Can you pull out each line of the data below that includes the word "script"?

*** PROVIDED RECORDS

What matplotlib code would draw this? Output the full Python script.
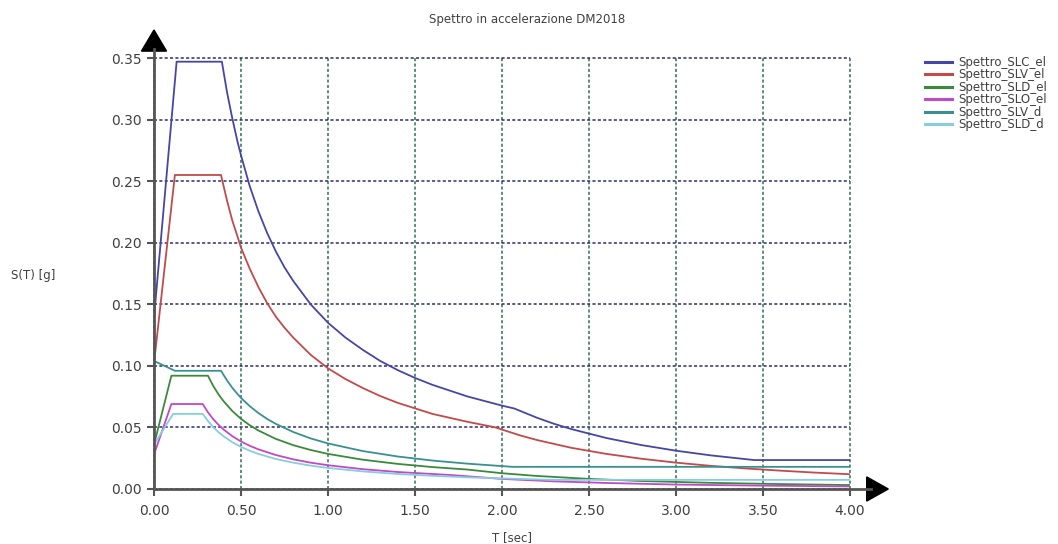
#!/usr/bin/env python3
"""
Spettro in accelerazione DM2018 - elastic and design spectra
"""

import matplotlib
matplotlib.use("Agg")
import matplotlib.pyplot as plt
from matplotlib.patches import Polygon

# Valori (T in sec, S in g)
T_slc_el = [0.0, 0.13, 0.39, 0.42, 0.45, 0.48, 0.50, 0.55, 0.60, 0.65, 0.70, 0.75, 0.80,
            0.90, 1.00, 1.10, 1.20, 1.30, 1.40, 1.50, 1.60, 1.80, 2.00, 2.07, 2.20, 2.30,
            2.40, 2.60, 2.80, 3.00, 3.20, 3.45, 4.00]
S_slc_el = [0.139, 0.347, 0.347, 0.322, 0.301, 0.282, 0.271, 0.246, 0.2255, 0.208, 0.193,
            0.180, 0.169, 0.150, 0.135, 0.123, 0.113, 0.104, 0.0966, 0.0902, 0.0846, 0.0752,
            0.0677, 0.0654, 0.0579, 0.0529, 0.0486, 0.0414, 0.0357, 0.0311, 0.0273, 0.0235,
            0.0235]

T_slv_el = [0.0, 0.12, 0.385, 0.42, 0.45, 0.48, 0.50, 0.55, 0.60, 0.65, 0.70, 0.75, 0.80,
            0.90, 1.00, 1.10, 1.20, 1.30, 1.40, 1.50, 1.60, 1.80, 1.96, 2.10, 2.20, 2.40,
            2.60, 2.80, 3.00, 3.20, 3.40, 3.60, 3.80, 4.00]
S_slv_el = [0.102, 0.255, 0.255, 0.234, 0.218, 0.205, 0.196, 0.179, 0.164, 0.151, 0.140,
            0.131, 0.123, 0.109, 0.098, 0.0893, 0.082, 0.0755, 0.070, 0.0655, 0.061, 0.0546,
            0.0501, 0.0437, 0.0398, 0.0334, 0.0285, 0.0246, 0.0214, 0.0188, 0.0167, 0.0149,
            0.0133, 0.0120]

T_sld_el = [0.0, 0.10, 0.31, 0.34, 0.37, 0.40, 0.45, 0.50, 0.55, 0.60, 0.70, 0.80, 0.90,
            1.00, 1.20, 1.40, 1.60, 1.80, 2.00, 2.20, 2.50, 2.80, 3.20, 3.60, 4.00]
S_sld_el = [0.036, 0.092, 0.092, 0.0838, 0.0770, 0.0713, 0.0633, 0.057, 0.0518, 0.0475,
            0.0407, 0.0356, 0.0317, 0.0285, 0.0238, 0.0204, 0.0178, 0.0158, 0.0128, 0.0106,
            0.0082, 0.0065, 0.0050, 0.0040, 0.0032]

T_slo_el = [0.0, 0.10, 0.28, 0.31, 0.34, 0.37, 0.40, 0.45, 0.50, 0.55, 0.60, 0.70, 0.80,
            0.90, 1.00, 1.20, 1.40, 1.70, 2.00, 2.30, 2.60, 3.00, 3.50, 4.00]
S_slo_el = [0.028, 0.069, 0.069, 0.0623, 0.0568, 0.0522, 0.0483, 0.0429, 0.0386, 0.0351,
            0.0322, 0.0276, 0.0241, 0.0214, 0.0193, 0.0161, 0.0138, 0.0114, 0.0082, 0.0062,
            0.0049, 0.0036, 0.0027, 0.0021]

T_slv_d = [0.0, 0.12, 0.385, 0.42, 0.45, 0.48, 0.50, 0.55, 0.60, 0.65, 0.70, 0.80, 0.90,
           1.00, 1.20, 1.40, 1.60, 1.80, 2.06, 4.00]
S_slv_d = [0.104, 0.096, 0.096, 0.0881, 0.0822, 0.0771, 0.074, 0.0673, 0.0617, 0.0569,
           0.0529, 0.0463, 0.0411, 0.037, 0.0308, 0.0264, 0.0231, 0.0206, 0.018, 0.018]

T_sld_d = [0.0, 0.11, 0.28, 0.31, 0.34, 0.37, 0.40, 0.45, 0.50, 0.55, 0.60, 0.70, 0.80,
           0.90, 1.00, 1.20, 1.40, 1.60, 1.80, 2.00, 2.30, 4.00]
S_sld_d = [0.036, 0.061, 0.061, 0.0552, 0.0503, 0.0462, 0.0428, 0.038, 0.0342, 0.0311,
           0.0285, 0.0244, 0.0214, 0.019, 0.0171, 0.0143, 0.0122, 0.0107, 0.0095, 0.0086,
           0.0074, 0.0074]

x_ticks = [0.0, 0.5, 1.0, 1.5, 2.0, 2.5, 3.0, 3.5, 4.0]
y_ticks = [0.0, 0.05, 0.10, 0.15, 0.20, 0.25, 0.30, 0.35]

series = [
    ("Spettro_SLC_el", T_slc_el, S_slc_el, "#4646a6"),
    ("Spettro_SLV_el", T_slv_el, S_slv_el, "#c24a4a"),
    ("Spettro_SLD_el", T_sld_el, S_sld_el, "#3b8a3b"),
    ("Spettro_SLO_el", T_slo_el, S_slo_el, "#c248c8"),
    ("Spettro_SLV_d", T_slv_d, S_slv_d, "#3a9090"),
    ("Spettro_SLD_d", T_sld_d, S_sld_d, "#86cde0"),
]

plt.rcParams["font.family"] = ["DejaVu Sans"]
AXIS_COL = "#555555"
TEXT_COL = "#404040"

fig = plt.figure(figsize=(10.58, 5.44), dpi=100)
ax = fig.add_axes([154 / 1058, 55 / 544, 696 / 1058, 431 / 544])

for label, t, s, col in series:
    ax.plot(t, s, color=col, lw=1.3, label=label)

ax.set_xlim(0, 4)
ax.set_ylim(0, 0.35)
ax.set_xticks(x_ticks)
ax.set_yticks(y_ticks)
ax.set_xticklabels([f"{v:.2f}" for v in x_ticks])
ax.set_yticklabels([f"{v:.2f}" for v in y_ticks])

# griglia: orizzontale blu scuro, verticale verde, entrambe punteggiate
ax.yaxis.grid(True, color="#2c2c6c", ls=(0, (2, 1.5)), lw=1.1)
ax.xaxis.grid(True, color="#2f6f55", ls=(0, (2, 1.5)), lw=1.1)
ax.set_axisbelow(True)
for gl in ax.get_xgridlines() + ax.get_ygridlines():
    gl.set_clip_on(False)

for sp in ax.spines.values():
    sp.set_visible(False)

ax.tick_params(axis="both", colors=AXIS_COL, labelcolor=TEXT_COL, labelsize=10,
               length=5, width=1.5, direction="out")
ax.tick_params(axis="x", pad=6)
ax.tick_params(axis="y", pad=4)

# assi con frecce
ax.plot([0, 0], [0, 1.02], transform=ax.transAxes, color=AXIS_COL, lw=2, clip_on=False)
ax.plot([0, 1.03], [0, 0], transform=ax.transAxes, color=AXIS_COL, lw=2, clip_on=False)
ax.add_patch(Polygon([(-0.018, 1.016), (0.018, 1.016), (0.0, 1.065)], closed=True,
                     transform=ax.transAxes, color="black", clip_on=False))
ax.add_patch(Polygon([(1.024, -0.028), (1.024, 0.028), (1.055, 0.0)], closed=True,
                     transform=ax.transAxes, color="black", clip_on=False))

fig.text(527 / 1058, 1 - 19 / 544, "Spettro in accelerazione DM2018", ha="center",
         va="center", fontsize=8.5, color=TEXT_COL)
fig.text(512 / 1058, 1 - 538 / 544, "T [sec]", ha="center", va="center",
         fontsize=8.5, color=TEXT_COL)
fig.text(33 / 1058, 1 - 275 / 544, "S(T) [g]", ha="center", va="center",
         fontsize=8.5, color=TEXT_COL)

leg = ax.legend(loc="upper left", bbox_to_anchor=(925 / 1058, 1 - 56 / 544),
                bbox_transform=fig.transFigure, frameon=False, fontsize=8.5,
                handlelength=2.3, handletextpad=0.5, labelspacing=-0.05,
                borderpad=0, borderaxespad=0)
for txt in leg.get_texts():
    txt.set_color(TEXT_COL)
for line in leg.get_lines():
    line.set_linewidth(2.2)

fig.savefig("out.png", dpi=100)
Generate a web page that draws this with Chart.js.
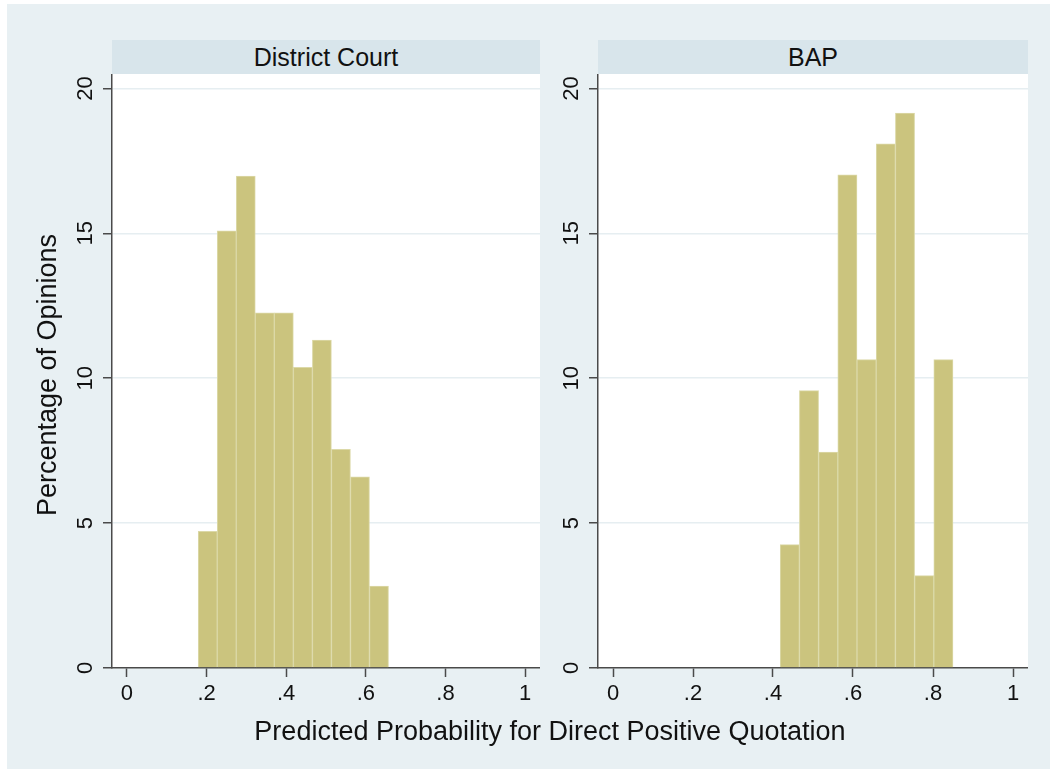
<!doctype html>
<html lang="en">
<head>
  <meta charset="utf-8">
  <title>Predicted Probability for Direct Positive Quotation</title>
  <script src="https://cdn.jsdelivr.net/npm/chart.js"></script>
  <style>
    body { margin: 0; background: #fff; font-family: "Liberation Sans", Arial, sans-serif; }
    #bg { position: absolute; left: 7px; top: 4px; width: 1043px; height: 765px; background: #e8f0f3; }
    .strip {
      position: absolute;
      top: 40px;
      height: 34px;
      line-height: 34px;
      background: #d8e5eb;
      text-align: center;
      font-size: 25px;
      color: #111;
    }
    canvas { position: absolute; }
    .title { position: absolute; height: 34px; line-height: 34px; text-align: center; font-size: 27px; color: #111; white-space: nowrap; }
    #ytitle { left: -153px; top: 358px; width: 400px; transform: rotate(-90deg); }
    #xtitle { left: 200px; top: 714px; width: 700px; }
  </style>
</head>
<body>
  <div id="bg"></div>
  <div class="strip" style="left:112px; width:428px;">District Court</div>
  <div class="strip" style="left:598px; width:430px;">BAP</div>
  <canvas id="court" width="500" height="660" style="left:40px; top:74px;"></canvas>
  <canvas id="bap" width="502" height="660" style="left:526px; top:74px;"></canvas>
  <div class="title" id="ytitle">Percentage of Opinions</div>
  <div class="title" id="xtitle">Predicted Probability for Direct Positive Quotation</div>

  <script>
    // bin midpoints and percentages
    const courtBins = [0.2029, 0.2507, 0.2985, 0.3463, 0.3941, 0.4419, 0.4897, 0.5375, 0.5853, 0.6331];
    const courtPct  = [4.72, 15.09, 16.98, 12.26, 12.26, 10.38, 11.32, 7.55, 6.60, 2.83];
    const bapBins = [0.442, 0.490, 0.538, 0.586, 0.634, 0.682, 0.730, 0.778, 0.826];
    const bapPct  = [4.26, 9.57, 7.45, 17.02, 10.64, 18.09, 19.15, 3.19, 10.64];
    const xTicks = [0, 0.2, 0.4, 0.6, 0.8, 1];
    const xTickLabels = ['0', '.2', '.4', '.6', '.8', '1'];
    const yTicks = [0, 5, 10, 15, 20];

    const axisColor = '#4a4a4a';
    const gridColor = '#e6eef1';
    const font = { family: '"Liberation Sans", Arial, sans-serif', size: 22 };

    const plotBg = {
      id: 'plotBg',
      beforeDraw(chart) {
        const a = chart.chartArea;
        chart.ctx.save();
        chart.ctx.fillStyle = '#fff';
        chart.ctx.fillRect(a.left, a.top, a.right - a.left, a.bottom - a.top);
        chart.ctx.restore();
      }
    };

    function histo(id, bins, pct) {
      new Chart(document.getElementById(id), {
        type: 'bar',
        data: {
          datasets: [{
            data: bins.map((b, i) => ({ x: b, y: pct[i] })),
            backgroundColor: '#cbc47e',
            borderColor: '#dcd9a8',
            borderWidth: 1,
            barPercentage: 1,
            categoryPercentage: 1
          }]
        },
        options: {
          responsive: false,
          animation: false,
          layout: { padding: 0 },
          plugins: { legend: { display: false }, tooltip: { enabled: false } },
          scales: {
            x: {
              type: 'linear',
              min: -0.0375,
              max: 1.0375,
              offset: false,
              afterBuildTicks: s => { s.ticks = xTicks.map(v => ({ value: v })); },
              afterFit: s => { s.height = 66; s.paddingLeft = 0; s.paddingRight = 0; },
              grid: { drawOnChartArea: false, offset: false, tickLength: 9, tickColor: axisColor, tickWidth: 1.5 },
              border: { color: axisColor, width: 1.5 },
              ticks: {
                font, color: '#111', padding: 4, autoSkip: false, minRotation: 0, maxRotation: 0,
                callback: (v, i) => xTickLabels[i]
              }
            },
            y: {
              min: 0,
              max: 20.5,
              afterBuildTicks: s => { s.ticks = yTicks.map(v => ({ value: v })); },
              afterFit: s => { s.width = 72; s.paddingTop = 0; s.paddingBottom = 0; },
              grid: {
                color: c => (c.tick && c.tick.value === 0 ? 'rgba(0,0,0,0)' : gridColor),
                lineWidth: 1.5, tickLength: 9, tickColor: axisColor, tickWidth: 1.5
              },
              border: { color: axisColor, width: 1.5 },
              ticks: {
                font, color: '#111', padding: 5, minRotation: 90, maxRotation: 90, crossAlign: 'center',
                callback: v => String(v)
              }
            }
          }
        },
        plugins: [plotBg]
      });
    }

    histo('court', courtBins, courtPct);
    histo('bap', bapBins, bapPct);
  </script>
</body>
</html>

******

> _RESULT FOR THIS TASK_
What matplotlib code would draw this? Output the full Python script.
  <script src="https://cdn.jsdelivr.net/npm/chart.js"></script>
  <script>
  </script>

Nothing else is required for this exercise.